= INSTRUCTIONS TO FOLLOW =
Every line containing the word "this" needs to be found and copied.

[Entries with chart source code]

++++++++++

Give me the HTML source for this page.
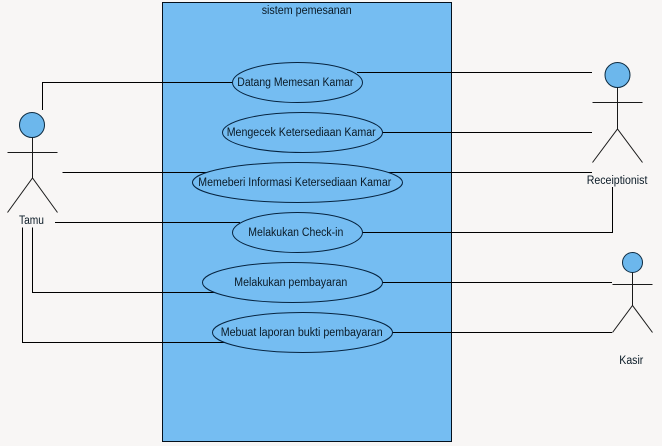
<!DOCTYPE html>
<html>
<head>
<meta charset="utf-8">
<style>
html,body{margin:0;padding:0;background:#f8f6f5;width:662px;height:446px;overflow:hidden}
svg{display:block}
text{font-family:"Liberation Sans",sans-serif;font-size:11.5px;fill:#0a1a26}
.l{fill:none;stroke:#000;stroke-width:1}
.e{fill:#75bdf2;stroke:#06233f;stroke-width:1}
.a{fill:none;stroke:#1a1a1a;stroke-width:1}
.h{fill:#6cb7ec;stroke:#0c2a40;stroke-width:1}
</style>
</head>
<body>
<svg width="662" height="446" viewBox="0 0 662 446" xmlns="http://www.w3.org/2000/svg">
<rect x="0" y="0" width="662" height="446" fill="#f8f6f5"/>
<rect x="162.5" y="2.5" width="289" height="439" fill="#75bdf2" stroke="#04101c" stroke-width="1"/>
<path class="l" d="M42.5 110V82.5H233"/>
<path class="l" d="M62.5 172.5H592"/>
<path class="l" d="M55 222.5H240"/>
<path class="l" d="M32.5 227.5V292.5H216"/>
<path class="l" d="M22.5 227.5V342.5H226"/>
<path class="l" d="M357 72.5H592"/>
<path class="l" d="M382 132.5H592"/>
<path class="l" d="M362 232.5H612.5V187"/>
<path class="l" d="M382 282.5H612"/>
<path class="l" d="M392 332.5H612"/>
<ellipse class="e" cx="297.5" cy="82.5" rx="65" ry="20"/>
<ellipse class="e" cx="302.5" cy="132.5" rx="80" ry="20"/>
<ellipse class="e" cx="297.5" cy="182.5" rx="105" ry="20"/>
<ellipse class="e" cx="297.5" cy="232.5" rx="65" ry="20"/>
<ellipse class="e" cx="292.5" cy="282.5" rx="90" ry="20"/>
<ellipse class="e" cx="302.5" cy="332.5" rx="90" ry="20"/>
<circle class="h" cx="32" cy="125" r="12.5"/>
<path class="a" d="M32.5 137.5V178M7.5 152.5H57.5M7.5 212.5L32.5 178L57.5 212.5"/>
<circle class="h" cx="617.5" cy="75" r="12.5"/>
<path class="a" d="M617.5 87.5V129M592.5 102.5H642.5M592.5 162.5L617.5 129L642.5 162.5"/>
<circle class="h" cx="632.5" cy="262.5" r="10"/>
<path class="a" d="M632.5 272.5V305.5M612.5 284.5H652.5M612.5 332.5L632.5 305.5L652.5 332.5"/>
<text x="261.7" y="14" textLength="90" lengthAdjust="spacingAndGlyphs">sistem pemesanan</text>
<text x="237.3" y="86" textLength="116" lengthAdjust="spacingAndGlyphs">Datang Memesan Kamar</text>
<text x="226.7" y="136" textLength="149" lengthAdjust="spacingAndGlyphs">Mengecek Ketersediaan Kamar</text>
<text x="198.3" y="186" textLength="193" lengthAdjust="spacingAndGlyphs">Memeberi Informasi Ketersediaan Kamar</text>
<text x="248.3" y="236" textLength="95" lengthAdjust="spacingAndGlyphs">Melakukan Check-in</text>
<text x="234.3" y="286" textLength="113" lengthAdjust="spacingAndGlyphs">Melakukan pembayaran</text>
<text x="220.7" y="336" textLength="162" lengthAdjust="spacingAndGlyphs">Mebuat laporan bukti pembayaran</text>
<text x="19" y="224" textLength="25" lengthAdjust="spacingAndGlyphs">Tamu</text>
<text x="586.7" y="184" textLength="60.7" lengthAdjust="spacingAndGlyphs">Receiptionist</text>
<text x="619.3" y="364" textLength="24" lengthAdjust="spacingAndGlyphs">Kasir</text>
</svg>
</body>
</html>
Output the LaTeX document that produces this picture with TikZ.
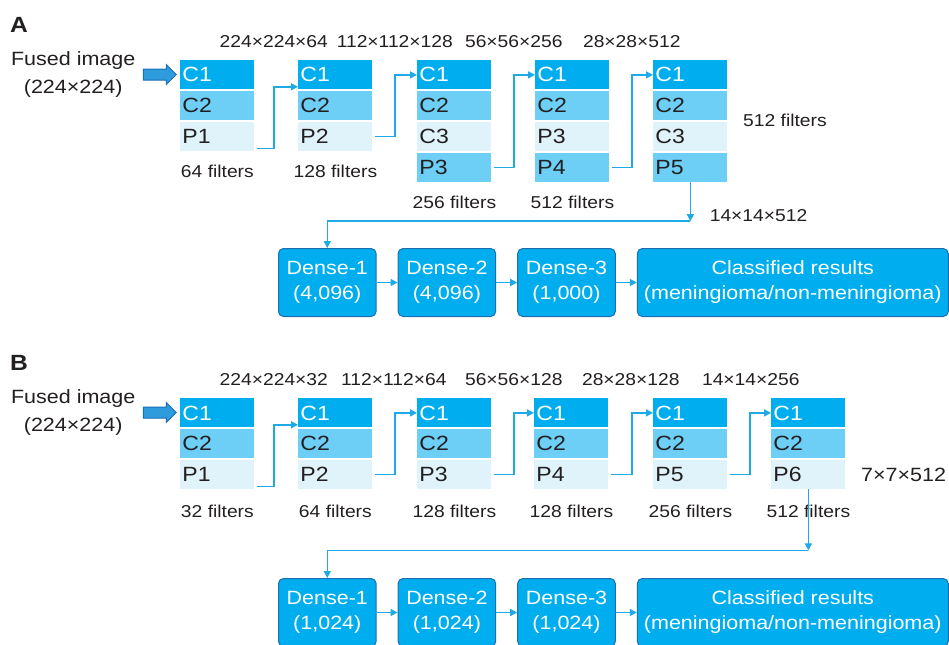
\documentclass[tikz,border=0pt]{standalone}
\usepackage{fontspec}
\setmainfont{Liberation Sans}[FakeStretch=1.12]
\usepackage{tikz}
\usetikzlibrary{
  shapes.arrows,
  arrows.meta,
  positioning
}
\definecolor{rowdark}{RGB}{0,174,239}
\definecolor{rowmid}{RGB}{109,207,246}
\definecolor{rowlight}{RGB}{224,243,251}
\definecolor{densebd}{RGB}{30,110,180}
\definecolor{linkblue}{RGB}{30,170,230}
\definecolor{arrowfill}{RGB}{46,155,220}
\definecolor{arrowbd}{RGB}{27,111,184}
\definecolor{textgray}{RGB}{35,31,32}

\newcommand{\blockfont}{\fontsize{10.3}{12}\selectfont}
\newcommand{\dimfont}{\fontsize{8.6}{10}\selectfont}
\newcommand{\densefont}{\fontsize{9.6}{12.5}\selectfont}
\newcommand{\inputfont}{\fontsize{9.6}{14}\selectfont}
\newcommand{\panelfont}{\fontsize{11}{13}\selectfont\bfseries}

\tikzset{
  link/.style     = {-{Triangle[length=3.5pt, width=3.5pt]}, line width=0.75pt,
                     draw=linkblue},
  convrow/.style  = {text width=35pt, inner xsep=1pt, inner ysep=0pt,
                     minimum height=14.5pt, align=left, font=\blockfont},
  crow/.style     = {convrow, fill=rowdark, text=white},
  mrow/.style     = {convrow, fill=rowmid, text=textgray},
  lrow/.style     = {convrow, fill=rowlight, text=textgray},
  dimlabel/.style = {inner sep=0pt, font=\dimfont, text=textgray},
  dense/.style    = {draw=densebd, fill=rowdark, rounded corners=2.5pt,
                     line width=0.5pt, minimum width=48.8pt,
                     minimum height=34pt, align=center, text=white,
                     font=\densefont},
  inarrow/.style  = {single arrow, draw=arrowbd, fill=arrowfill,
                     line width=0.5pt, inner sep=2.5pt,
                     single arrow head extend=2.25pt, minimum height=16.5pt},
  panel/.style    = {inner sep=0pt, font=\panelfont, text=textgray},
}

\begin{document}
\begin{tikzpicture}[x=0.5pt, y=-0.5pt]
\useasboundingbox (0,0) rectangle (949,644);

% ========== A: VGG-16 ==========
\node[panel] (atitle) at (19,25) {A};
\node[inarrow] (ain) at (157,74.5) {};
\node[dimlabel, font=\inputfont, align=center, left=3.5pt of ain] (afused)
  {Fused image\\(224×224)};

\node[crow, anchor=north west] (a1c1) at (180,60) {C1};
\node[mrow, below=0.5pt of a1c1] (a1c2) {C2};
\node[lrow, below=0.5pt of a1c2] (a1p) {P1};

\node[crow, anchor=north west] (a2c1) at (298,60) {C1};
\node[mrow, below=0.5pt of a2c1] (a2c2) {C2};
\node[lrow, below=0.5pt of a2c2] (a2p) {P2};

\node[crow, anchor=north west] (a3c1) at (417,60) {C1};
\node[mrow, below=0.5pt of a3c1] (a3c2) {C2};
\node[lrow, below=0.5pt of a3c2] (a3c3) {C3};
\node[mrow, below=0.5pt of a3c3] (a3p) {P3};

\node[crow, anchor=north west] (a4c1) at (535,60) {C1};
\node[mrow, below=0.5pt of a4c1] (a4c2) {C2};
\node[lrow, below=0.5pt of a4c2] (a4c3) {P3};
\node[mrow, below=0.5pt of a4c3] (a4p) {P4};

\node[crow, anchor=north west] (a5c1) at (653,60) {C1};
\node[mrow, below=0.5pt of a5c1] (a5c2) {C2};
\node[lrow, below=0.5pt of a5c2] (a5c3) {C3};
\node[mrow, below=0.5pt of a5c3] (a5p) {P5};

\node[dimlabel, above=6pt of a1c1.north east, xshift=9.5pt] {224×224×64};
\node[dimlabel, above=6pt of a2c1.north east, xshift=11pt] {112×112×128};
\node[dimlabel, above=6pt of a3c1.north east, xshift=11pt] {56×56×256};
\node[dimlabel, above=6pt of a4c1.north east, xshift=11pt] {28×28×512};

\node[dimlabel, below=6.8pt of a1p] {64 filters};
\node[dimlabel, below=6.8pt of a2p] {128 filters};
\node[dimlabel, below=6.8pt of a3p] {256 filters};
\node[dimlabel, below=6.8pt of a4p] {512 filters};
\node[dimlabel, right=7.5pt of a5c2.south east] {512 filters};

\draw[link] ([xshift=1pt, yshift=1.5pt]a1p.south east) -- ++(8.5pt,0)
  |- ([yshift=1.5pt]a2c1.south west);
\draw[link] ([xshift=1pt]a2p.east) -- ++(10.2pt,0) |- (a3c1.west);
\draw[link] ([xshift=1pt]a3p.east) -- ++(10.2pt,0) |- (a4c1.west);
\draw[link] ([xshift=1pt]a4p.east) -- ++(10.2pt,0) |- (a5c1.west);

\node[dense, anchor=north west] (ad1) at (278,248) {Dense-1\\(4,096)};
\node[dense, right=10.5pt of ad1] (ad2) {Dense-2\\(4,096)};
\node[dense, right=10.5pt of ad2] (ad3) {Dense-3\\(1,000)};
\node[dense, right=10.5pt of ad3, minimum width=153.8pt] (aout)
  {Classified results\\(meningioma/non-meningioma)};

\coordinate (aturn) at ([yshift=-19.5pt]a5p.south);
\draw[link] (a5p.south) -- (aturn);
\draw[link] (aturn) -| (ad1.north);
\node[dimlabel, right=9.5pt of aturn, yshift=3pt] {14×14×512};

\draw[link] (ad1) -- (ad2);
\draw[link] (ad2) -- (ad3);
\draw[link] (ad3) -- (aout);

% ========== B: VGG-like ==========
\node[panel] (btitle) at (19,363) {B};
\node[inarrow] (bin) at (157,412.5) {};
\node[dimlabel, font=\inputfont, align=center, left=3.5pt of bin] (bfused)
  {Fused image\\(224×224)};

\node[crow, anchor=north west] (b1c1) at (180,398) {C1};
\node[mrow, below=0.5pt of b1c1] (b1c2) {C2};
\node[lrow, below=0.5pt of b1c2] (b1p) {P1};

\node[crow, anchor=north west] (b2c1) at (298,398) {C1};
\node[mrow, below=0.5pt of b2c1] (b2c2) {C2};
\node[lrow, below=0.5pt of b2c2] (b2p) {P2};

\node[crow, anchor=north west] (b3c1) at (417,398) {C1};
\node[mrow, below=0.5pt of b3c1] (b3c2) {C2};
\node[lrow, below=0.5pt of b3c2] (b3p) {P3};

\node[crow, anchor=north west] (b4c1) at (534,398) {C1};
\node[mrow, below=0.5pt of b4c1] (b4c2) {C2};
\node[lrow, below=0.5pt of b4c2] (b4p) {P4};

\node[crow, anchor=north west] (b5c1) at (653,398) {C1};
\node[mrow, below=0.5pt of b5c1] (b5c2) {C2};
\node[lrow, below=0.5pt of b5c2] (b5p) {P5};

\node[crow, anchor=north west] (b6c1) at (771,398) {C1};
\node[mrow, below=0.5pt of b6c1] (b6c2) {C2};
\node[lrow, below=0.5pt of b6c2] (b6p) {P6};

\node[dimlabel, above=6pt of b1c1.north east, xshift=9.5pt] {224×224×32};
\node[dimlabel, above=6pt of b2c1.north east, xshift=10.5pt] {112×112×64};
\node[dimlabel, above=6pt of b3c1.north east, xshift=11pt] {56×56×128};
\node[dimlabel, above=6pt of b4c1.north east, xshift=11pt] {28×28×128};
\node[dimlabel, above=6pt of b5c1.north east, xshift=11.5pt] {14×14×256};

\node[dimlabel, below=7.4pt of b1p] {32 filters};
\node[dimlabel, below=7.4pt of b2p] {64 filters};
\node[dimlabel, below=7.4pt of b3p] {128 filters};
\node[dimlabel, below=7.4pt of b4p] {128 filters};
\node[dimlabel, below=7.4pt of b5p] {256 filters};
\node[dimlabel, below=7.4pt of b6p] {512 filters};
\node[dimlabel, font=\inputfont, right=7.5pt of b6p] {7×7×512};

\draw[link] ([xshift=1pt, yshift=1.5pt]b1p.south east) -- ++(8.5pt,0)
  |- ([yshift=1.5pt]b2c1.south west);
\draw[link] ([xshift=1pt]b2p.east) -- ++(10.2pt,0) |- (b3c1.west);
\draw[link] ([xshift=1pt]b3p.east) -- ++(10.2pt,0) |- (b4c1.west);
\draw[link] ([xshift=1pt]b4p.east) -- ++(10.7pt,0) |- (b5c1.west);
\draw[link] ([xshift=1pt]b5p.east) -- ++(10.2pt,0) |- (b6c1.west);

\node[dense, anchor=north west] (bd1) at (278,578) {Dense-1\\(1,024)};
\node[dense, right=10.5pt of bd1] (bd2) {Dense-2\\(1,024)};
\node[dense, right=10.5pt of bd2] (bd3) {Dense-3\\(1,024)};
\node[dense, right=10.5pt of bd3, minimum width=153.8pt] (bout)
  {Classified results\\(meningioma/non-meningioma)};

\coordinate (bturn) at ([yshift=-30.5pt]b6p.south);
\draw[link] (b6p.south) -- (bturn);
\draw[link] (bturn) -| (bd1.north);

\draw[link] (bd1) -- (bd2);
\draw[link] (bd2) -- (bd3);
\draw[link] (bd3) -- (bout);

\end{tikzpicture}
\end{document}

++++++++++

= TASK OUTPUT =
Give me the HTML source for this page.
Output the LaTeX document that produces this picture with TikZ.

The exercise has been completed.